Lord John drew up a memorandum and submitted it to his colleagues, in which he recognised the rights of France, and proposed to summon her, under given conditions, to take measures with the other Powers to preserve the peace of Europe. The personal ascendency of Lord Palmerston on questions of foreign policy was, however, already so marked that Lord Melbourne—now his brother-in-law, was reluctant to insist on moderation. Lord John, however, stood firm, and the breaking up of the Government seemed inevitable. During the crisis which followed, Lord Palmerston, striking, as was his wont, from his own bat, rejected, under circumstances which Mr. Walpole has explained in detail in his Life of Lord John Russell, a proposal for a conference of the allied Powers. Lord John had already entered his protest against any one member of the Cabinet being allowed to conduct affairs as he pleased, without consultation or control, and he now informed Lord Melbourne in a letter dated November 1, 1840—which Mr. Walpole prints—that Palmerston’s reply to Austria compelled him to once more consider his position, as he could not defend in the House of Commons measures which he thought wrong. Lord Melbourne promptly recognised that Russell was the only possible leader in the Commons, and he induced Lord Palmerston to admit his mistake over the despatch to Metternich, and in this way the misunderstanding was brought to an end.
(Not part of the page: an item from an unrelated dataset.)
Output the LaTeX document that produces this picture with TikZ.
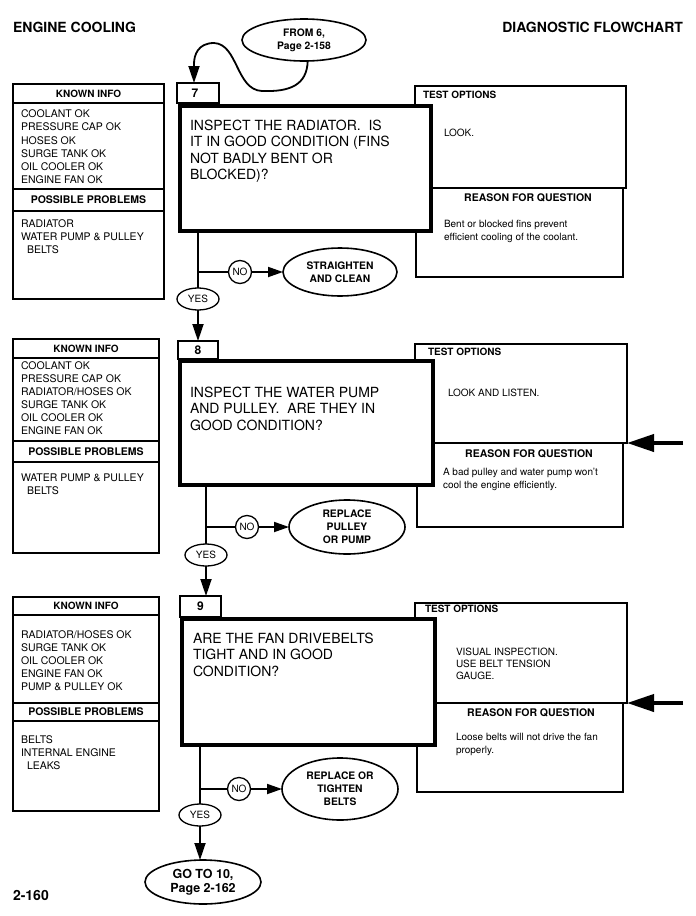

Meanwhile, the fortunes of the war in the East turned against Ibrahim Pasha, and Palmerston’s policy, though not his manner of carrying it out, was justified.
DIVIDED COUNSELS
The closing years of the Melbourne Administration were marked not only by divided counsels, but by actual blunders of policy, and in this connection it is perhaps enough to cite the Opium war against China and the foolhardy invasion of Afghanistan. At home the question of Free Trade was coming rapidly to the front, and the Anti-corn Law League, which was founded in Manchester in 1838, was already beginning to prove itself a power in the land. As far back as 1826, Hume had taken up his parable in Parliament against the Corn Laws as a blight on the trade of the country; and two years after the Reform Bill was passed he had returned to the attack, only to find, however, that the nation was still wedded to Protection. Afterwards, year after year, Mr. Villiers drew attention to the subject, and moved for an inquiry into the working of the Corn Laws. He declared that the existing system was opposed by the industry, the intelligence, and the commerce of the nation, and at length, in a half-hearted fashion, the Government found itself compelled, if it was to exist at all, to make some attempt to deal with the problem. Lord Melbourne, and some at least of his colleagues, were but little interested in the question, and they failed to gauge the feeling of the country.